Description of the task:
In the listing below, locate the lines bearing the word "size". Copy every one of them.

== Data provided

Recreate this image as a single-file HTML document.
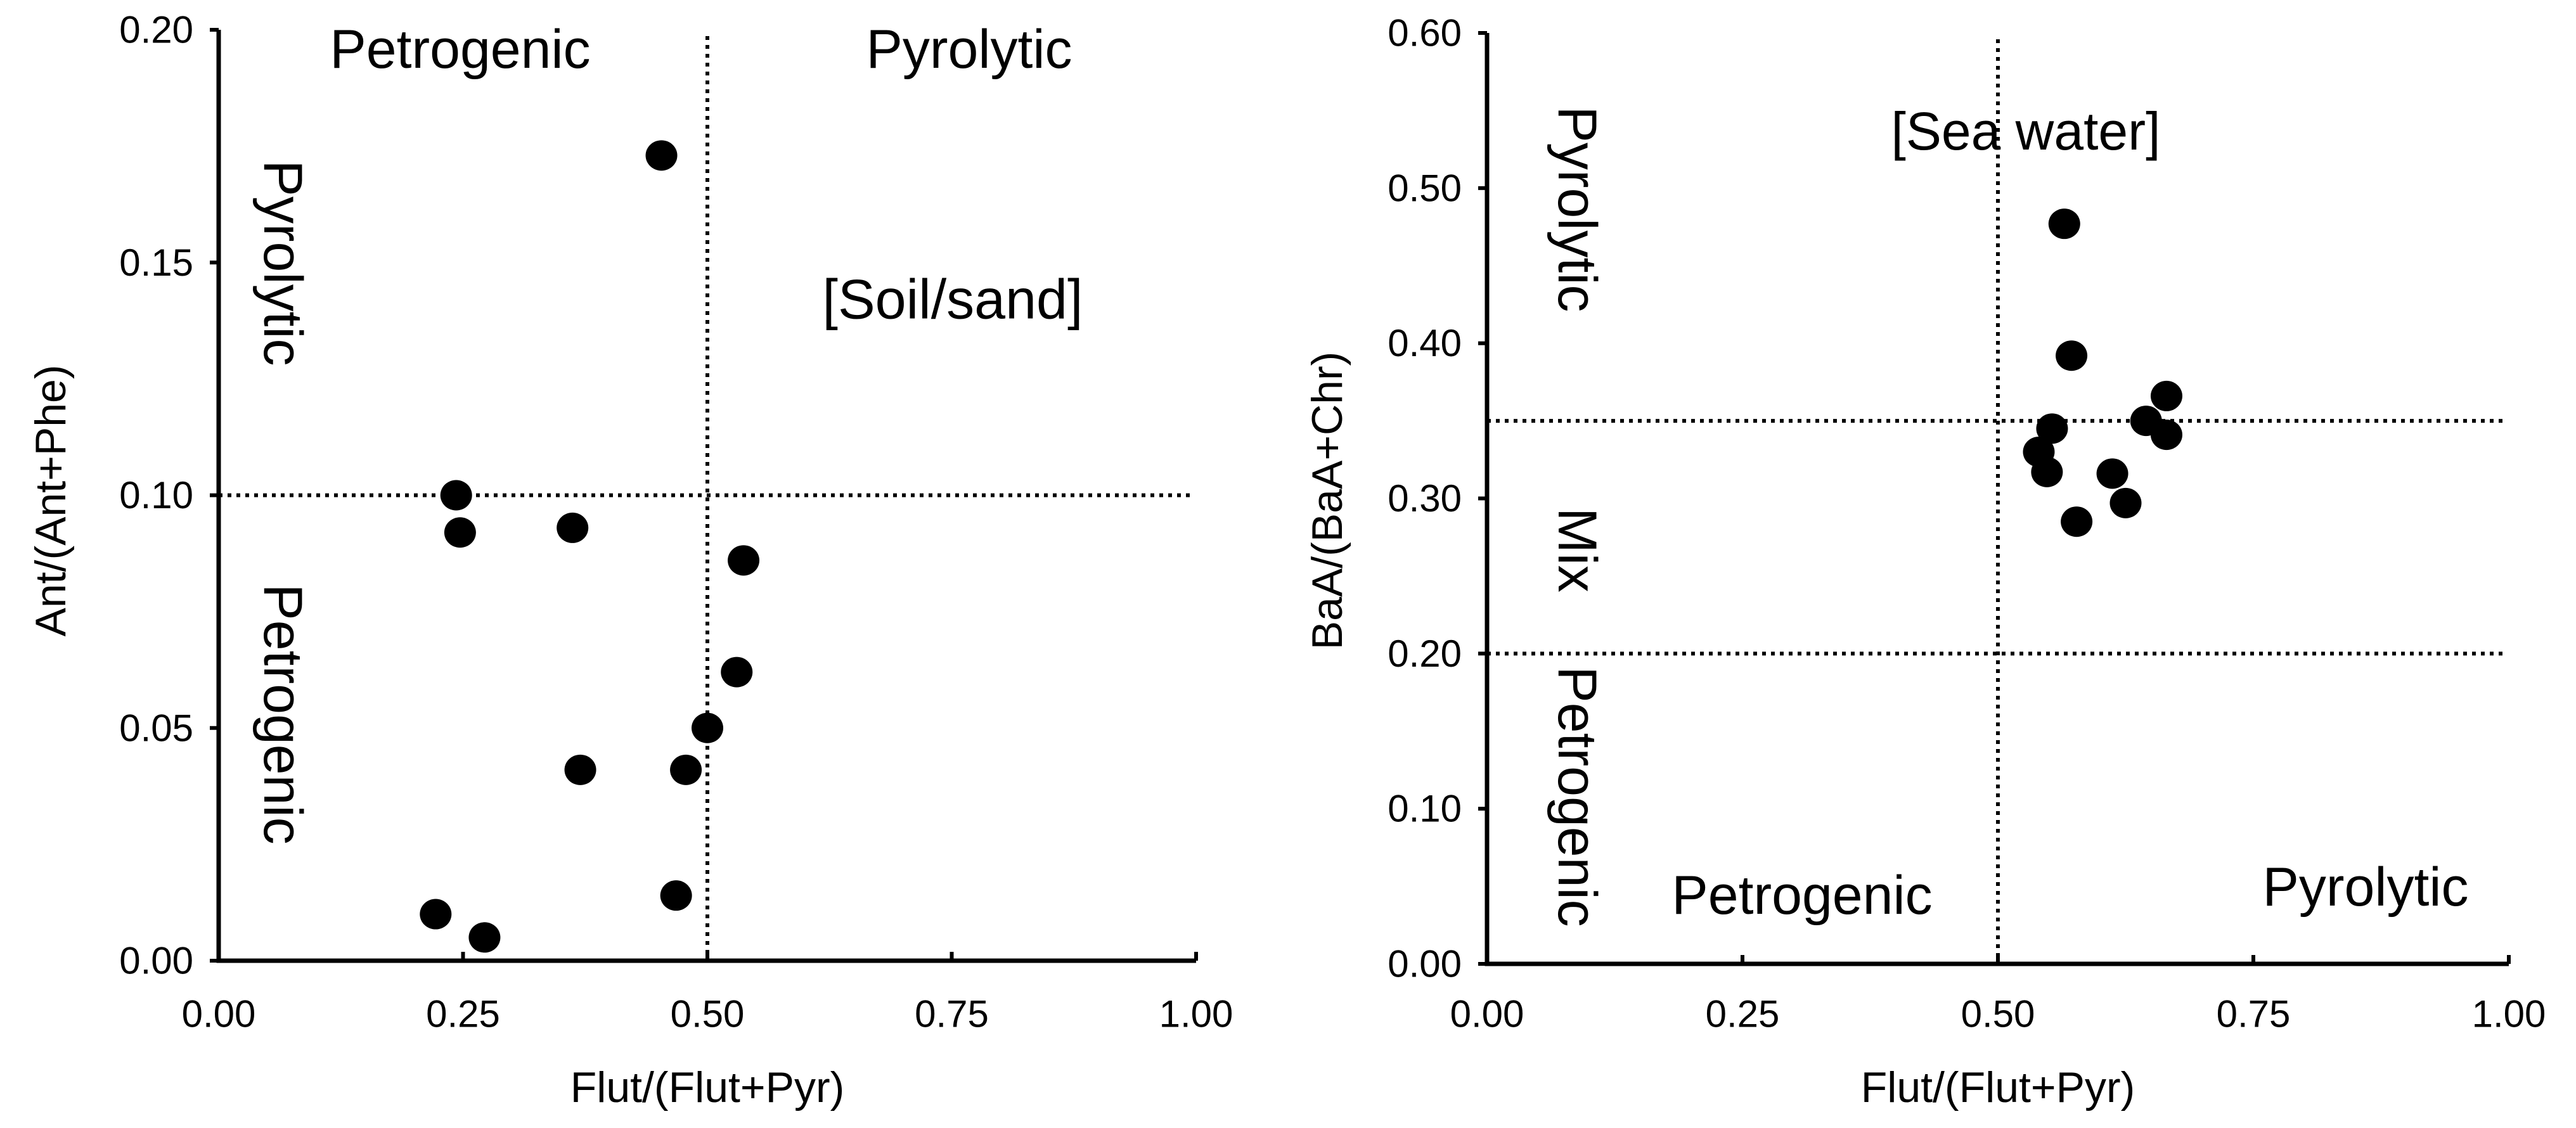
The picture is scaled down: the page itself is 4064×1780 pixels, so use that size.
<!DOCTYPE html>
<html><head><meta charset="utf-8"><style>
html,body{margin:0;padding:0;background:#fff}
svg{display:block;font-family:"Liberation Sans",Arial,sans-serif}
</style></head><body>
<svg id="chart" width="4064" height="1780" viewBox="0 0 4064 1780" xmlns="http://www.w3.org/2000/svg"></svg>
<script>
const leftX = [0.453,0.243,0.247,0.362,0.537,0.530,0.500,0.370,0.478,0.468,0.222,0.272];
const leftY = [0.173,0.100,0.092,0.093,0.086,0.062,0.050,0.041,0.041,0.014,0.010,0.005];
const leftYTicks = [0,0.05,0.10,0.15,0.20];
const rightX = [0.565,0.572,0.553,0.540,0.548,0.577,0.612,0.625,0.645,0.665,0.665];
const rightY = [0.477,0.392,0.345,0.330,0.317,0.285,0.316,0.297,0.350,0.366,0.341];
const rightYTicks = [0,0.10,0.20,0.30,0.40,0.50,0.60];
const xTicks = [0,0.25,0.50,0.75,1.00];

const NS="http://www.w3.org/2000/svg";
const svg=document.getElementById('chart');
function mk(tag,attrs,parent){const e=document.createElementNS(NS,tag);for(const k in attrs)e.setAttribute(k,attrs[k]);(parent||svg).appendChild(e);return e;}
function txt(s,x,y,size,parent,rot,anchor){const t=mk('text',{x:x,y:y,'font-size':size,'text-anchor':anchor||'middle','dominant-baseline':'central',fill:'#000'},parent);if(rot)t.setAttribute('transform','rotate('+rot+' '+x+' '+y+')');t.textContent=s;return t;}

function panel(cfg){
  const g=mk('g',{});
  
  
  const sx=v=>cfg.x0+(cfg.x1-cfg.x0)*v;
  const sy=v=>cfg.y0-(cfg.y0-cfg.yTop)*(v/cfg.yMax);
  const vl=mk('line',{x1:sx(0.5),x2:sx(0.5),y1:cfg.yTop+10,y2:cfg.y0,stroke:'#000','stroke-width':6,'stroke-dasharray':'6 8'},g);
  
  
  cfg.hLines.forEach(h=>{
    const l=mk('line',{x1:cfg.x0,x2:cfg.hEnd,y1:sy(h),y2:sy(h),stroke:'#000','stroke-width':6,'stroke-dasharray':'6 8'},g);
    
    
  });
  const ax=mk('path',{d:`M${cfg.x0} ${cfg.yTop}V${cfg.y0}H${cfg.x1}`,fill:'none',stroke:'#000','stroke-width':7},g);
  
  
  cfg.yTicks.forEach(v=>{
    mk('line',{x1:cfg.x0-14,x2:cfg.x0,y1:sy(v),y2:sy(v),stroke:'#000','stroke-width':6},g);
    const t=txt(v.toFixed(2),cfg.x0-40,sy(v),60,g,0,'end');
    
    
  });
  xTicks.forEach(v=>{
    mk('line',{x1:sx(v),x2:sx(v),y1:cfg.y0,y2:cfg.y0-14,stroke:'#000','stroke-width':6},g);
    const t=txt(v.toFixed(2),sx(v),1600,60,g);
    
    
  });
  const xt=txt('Flut/(Flut+Pyr)',(cfg.x0+cfg.x1)/2,1716,68,g);
  
  
  const yt=txt(cfg.yTitle,cfg.yTitleX,790,68,g,-90);
  
  
  cfg.labels.forEach(L=>{
    const t=txt(L[0],L[1],L[2],L[3],g,L[4]);
    
    
  });
  cfg.xs.forEach((xv,i)=>{
    const c=mk('ellipse',{cx:sx(xv),cy:sy(cfg.ys[i]),rx:25,ry:24,fill:'#000'},g);
    
    
  });
}
panel({name:'soil-sand-panel',x0:345,x1:1887,y0:1516,yTop:47,yMax:0.20,yTicks:leftYTicks,xs:leftX,ys:leftY,hLines:[0.10],hEnd:1880,
  yTitle:'Ant/(Ant+Phe)',yTitleX:80,
  labels:[['Petrogenic',726,78,86,0],['Pyrolytic',1529,78,86,0],['Pyrolytic',446,415,86,90],['Petrogenic',446,1127,86,90],['[Soil/sand]',1503,472,88,0]]});
panel({name:'sea-water-panel',x0:2346,x1:3958,y0:1521,yTop:52,yMax:0.60,yTicks:rightYTicks,xs:rightX,ys:rightY,hLines:[0.35,0.20],hEnd:3952,
  yTitle:'BaA/(BaA+Chr)',yTitleX:2094,
  labels:[['[Sea water]',3196,207,84,0],['Pyrolytic',2488,330,86,90],['Mix',2488,868,86,90],['Petrogenic',2488,1257,86,90],['Petrogenic',2843,1413,86,0],['Pyrolytic',3732,1400,86,0]]});
</script>
</body></html>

====

Solved problem:
The picture is scaled down: the page itself is 4064×1780 pixels, so use that size.
function txt(s,x,y,size,parent,rot,anchor){const t=mk('text',{x:x,y:y,'font-size':size,'text-anchor':anchor||'middle','dominant-baseline':'central',fill:'#000'},parent);if(rot)t.setAttribute('transform','rotate('+rot+' '+x+' '+y+')');t.textContent=s;return t;}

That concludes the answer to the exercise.